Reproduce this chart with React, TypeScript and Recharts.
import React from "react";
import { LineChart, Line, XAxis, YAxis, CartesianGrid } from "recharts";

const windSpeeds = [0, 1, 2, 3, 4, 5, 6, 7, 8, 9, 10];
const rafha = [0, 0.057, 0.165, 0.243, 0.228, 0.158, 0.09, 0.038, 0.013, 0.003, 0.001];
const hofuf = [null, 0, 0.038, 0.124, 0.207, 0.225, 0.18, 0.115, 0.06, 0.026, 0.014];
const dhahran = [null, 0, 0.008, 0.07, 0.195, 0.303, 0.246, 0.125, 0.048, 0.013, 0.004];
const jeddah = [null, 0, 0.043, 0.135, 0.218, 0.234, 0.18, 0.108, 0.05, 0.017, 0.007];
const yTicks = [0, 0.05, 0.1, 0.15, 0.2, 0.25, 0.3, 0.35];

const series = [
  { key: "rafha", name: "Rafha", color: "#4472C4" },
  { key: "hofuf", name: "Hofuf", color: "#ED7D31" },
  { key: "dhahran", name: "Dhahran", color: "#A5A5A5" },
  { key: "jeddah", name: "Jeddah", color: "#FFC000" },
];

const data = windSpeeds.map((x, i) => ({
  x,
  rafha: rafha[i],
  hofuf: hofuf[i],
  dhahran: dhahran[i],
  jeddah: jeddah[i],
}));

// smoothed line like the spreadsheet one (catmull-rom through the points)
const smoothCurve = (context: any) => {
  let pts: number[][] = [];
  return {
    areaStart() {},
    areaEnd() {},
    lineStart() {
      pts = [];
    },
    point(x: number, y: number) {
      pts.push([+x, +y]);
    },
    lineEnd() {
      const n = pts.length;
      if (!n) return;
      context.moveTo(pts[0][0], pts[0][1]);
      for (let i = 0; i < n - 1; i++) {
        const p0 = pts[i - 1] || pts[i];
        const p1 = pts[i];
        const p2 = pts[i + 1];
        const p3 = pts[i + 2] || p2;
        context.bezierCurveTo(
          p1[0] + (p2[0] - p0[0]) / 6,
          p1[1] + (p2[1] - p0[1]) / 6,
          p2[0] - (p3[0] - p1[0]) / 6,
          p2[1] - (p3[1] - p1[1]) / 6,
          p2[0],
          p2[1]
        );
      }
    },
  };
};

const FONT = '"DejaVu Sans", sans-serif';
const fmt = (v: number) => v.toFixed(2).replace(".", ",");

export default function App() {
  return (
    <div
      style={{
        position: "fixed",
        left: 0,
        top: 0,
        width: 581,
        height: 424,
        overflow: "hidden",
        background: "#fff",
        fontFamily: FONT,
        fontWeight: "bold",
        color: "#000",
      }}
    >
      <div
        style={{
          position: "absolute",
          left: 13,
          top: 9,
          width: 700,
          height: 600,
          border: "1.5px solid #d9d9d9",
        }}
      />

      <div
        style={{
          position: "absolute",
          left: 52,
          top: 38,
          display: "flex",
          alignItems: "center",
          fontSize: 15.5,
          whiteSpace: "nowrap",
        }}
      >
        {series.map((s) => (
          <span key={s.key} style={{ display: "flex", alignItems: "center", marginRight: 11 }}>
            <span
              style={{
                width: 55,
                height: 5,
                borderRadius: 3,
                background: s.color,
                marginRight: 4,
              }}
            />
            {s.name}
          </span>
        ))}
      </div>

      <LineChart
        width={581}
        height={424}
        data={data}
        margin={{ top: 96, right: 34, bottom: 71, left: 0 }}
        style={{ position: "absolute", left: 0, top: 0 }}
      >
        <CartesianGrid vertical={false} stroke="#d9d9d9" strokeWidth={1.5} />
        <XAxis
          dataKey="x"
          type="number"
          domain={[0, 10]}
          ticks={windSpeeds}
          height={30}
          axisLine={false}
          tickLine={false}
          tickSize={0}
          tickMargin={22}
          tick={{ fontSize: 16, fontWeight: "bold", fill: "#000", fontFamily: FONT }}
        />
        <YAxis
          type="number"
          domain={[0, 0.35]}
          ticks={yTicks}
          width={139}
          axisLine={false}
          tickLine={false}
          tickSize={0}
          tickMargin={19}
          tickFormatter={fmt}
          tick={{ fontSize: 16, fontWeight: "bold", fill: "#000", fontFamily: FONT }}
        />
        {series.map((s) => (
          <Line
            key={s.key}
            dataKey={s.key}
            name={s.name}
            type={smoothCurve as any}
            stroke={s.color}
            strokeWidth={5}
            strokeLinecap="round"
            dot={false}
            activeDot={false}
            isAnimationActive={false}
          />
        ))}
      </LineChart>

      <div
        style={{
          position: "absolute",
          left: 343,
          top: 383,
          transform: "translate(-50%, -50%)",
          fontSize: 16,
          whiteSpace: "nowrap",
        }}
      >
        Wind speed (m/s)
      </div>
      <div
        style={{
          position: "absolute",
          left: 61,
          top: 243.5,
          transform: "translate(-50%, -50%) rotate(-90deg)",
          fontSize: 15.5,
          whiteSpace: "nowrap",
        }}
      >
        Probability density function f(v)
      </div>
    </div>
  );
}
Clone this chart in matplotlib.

- - - - - - -

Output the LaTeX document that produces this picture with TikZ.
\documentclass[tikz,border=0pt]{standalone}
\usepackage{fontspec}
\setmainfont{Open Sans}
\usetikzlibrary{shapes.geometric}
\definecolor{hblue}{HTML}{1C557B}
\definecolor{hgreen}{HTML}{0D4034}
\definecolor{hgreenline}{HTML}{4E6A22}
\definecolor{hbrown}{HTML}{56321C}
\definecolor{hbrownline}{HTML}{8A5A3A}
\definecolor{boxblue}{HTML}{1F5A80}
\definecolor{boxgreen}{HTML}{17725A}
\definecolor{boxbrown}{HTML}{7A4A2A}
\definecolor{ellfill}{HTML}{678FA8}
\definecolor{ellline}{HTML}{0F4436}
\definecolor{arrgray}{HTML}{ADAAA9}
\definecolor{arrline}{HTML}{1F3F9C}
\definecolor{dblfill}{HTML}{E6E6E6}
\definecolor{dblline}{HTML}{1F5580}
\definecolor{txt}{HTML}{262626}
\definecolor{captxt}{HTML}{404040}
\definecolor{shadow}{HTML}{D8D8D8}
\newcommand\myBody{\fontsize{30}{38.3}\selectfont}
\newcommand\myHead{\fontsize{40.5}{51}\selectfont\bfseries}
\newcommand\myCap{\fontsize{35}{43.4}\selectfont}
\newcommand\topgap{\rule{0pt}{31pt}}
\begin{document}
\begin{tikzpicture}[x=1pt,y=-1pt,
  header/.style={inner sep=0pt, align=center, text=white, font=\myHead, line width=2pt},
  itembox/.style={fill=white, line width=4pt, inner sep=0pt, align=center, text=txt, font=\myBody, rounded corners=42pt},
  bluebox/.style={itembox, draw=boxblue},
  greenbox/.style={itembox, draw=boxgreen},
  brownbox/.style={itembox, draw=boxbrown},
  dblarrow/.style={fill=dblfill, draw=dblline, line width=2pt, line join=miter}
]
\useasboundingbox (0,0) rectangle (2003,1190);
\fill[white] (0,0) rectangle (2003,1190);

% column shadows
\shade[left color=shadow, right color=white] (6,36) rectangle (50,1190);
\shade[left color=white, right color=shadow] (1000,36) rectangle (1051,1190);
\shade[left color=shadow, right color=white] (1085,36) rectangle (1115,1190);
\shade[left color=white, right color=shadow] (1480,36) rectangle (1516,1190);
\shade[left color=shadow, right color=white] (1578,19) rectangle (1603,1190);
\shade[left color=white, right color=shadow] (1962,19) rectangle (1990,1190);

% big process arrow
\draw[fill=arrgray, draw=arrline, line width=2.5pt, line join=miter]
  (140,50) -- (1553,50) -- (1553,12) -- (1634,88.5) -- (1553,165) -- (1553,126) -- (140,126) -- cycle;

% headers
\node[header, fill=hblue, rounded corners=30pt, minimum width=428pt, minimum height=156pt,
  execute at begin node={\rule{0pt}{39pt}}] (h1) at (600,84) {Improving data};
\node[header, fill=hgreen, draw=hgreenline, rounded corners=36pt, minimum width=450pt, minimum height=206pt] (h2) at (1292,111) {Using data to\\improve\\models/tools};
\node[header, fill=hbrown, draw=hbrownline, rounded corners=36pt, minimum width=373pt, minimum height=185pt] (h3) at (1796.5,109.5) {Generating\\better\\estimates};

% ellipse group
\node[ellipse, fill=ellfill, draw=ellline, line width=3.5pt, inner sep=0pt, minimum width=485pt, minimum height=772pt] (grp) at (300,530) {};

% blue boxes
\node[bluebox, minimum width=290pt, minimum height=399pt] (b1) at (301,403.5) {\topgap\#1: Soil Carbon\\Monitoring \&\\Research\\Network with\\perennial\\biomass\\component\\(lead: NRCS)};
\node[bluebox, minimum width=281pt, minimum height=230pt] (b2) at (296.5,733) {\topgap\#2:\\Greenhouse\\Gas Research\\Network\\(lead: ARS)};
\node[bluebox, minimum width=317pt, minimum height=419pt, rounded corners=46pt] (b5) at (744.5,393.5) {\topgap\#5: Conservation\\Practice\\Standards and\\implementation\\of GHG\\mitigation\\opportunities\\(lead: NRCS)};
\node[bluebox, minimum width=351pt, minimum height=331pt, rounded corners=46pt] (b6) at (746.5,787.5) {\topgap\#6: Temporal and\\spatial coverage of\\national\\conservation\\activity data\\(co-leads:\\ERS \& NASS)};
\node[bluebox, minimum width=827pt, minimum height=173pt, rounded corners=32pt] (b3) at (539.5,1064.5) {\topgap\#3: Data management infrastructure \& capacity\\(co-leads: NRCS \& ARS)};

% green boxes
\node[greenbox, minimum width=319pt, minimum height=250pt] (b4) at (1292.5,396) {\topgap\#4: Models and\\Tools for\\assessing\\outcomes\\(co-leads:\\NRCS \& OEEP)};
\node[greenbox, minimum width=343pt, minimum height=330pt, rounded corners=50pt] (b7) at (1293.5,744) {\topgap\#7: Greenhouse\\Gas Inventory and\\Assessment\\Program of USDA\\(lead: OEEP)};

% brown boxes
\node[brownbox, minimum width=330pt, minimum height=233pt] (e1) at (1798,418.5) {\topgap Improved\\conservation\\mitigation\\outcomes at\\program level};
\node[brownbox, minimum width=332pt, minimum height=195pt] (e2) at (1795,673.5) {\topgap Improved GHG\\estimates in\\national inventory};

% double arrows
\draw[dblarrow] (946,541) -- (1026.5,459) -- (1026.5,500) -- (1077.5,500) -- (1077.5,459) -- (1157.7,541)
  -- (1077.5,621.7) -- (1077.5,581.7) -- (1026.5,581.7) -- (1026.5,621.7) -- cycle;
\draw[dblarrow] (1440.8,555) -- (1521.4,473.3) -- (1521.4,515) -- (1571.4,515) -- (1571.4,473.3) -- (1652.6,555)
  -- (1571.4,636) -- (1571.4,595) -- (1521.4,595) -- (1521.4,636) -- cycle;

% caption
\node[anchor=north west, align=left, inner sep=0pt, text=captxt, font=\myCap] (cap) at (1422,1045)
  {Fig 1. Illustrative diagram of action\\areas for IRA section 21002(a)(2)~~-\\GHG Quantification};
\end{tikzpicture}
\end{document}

- - - - - - -

TASK DIRECTIONS -> Write down exactly the span of lines above from the one containing "Reproduce this chart" to the one containing "XAxis, YAxis, CartesianGrid", both ends included.

SOLUTION BELOW ->
Reproduce this chart with React, TypeScript and Recharts.
import React from "react";
import { LineChart, Line, XAxis, YAxis, CartesianGrid } from "recharts";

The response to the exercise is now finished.